Non siamo nati per scrivere e leggere, ma siamo dotati di un cervello che è capace di formidabili adattamenti. L’uomo ha imparato a parlare forse da 150-180.000 anni. Da un periodo molto più limitato, più o meno da 5.500 o 6.000 anni, ha inventato la scrittura, quasi contemporaneamente e indipendentemente in due territori diversi, in Egitto e in Mesopotamia, la terra tra i fiumi Tigri ed Eufrate, corrispondente a parte di Siria e di Iraq, un tempo culla della civiltà a cui facciamo riferimento, oggi teatro di guerre e di atrocità di ogni genere che ci lasciano quasi sempre indifferenti. Invenzione geniale. Qualcuno riesce a inventare il sistema per tracciare con strumenti pratici (una pietra appuntita o altro oggetto adatto allo scopo) dei segni su un supporto in grado di fissarli (argilla, coccio, la parete di una grotta, ecc.).
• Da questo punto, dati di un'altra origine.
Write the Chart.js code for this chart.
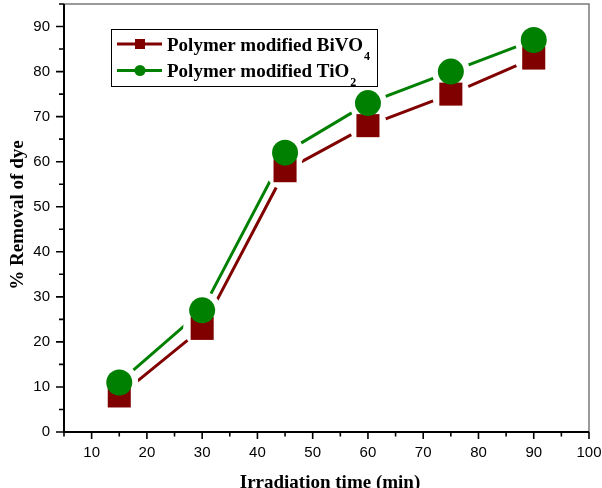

Qualcun altro è in grado di interpretare quei segni e di capirne il significato. Con questa invenzione meravigliosa vengono superati i limiti di spazio e di tempo connaturati alla fragilità umana: non più solo hic et nunc ‘qui e adesso’, come succede alla lingua orale.
I primi uomini in grado di scrivere e di leggere si saranno sentiti simili agli dei. Oggi pochi ci badano, scrivere e leggere non pare così importante. Nell’indifferenza generale, una sottosegretaria alla cultura (sì, alla cultura) può dichiarare: “Non leggo un libro da tre anni”. Aggiungendo candidamente: “Ora che mi dedicherò alla cultura magari andrò più al cinema e a teatro” (è in rete, basta cercare). Non tutti la pensano così, per fortuna. Non vogliamo rivivere l’ossessione che settant'anni fa generò Fahrenheit 451. I libri sono simbolo di civiltà, un popolo che si istruisce, che legge (e riflette) non sarà preda di miraggi e di false promesse. L'incubo di Bradbury non si realizzerà, finché saremo vigili.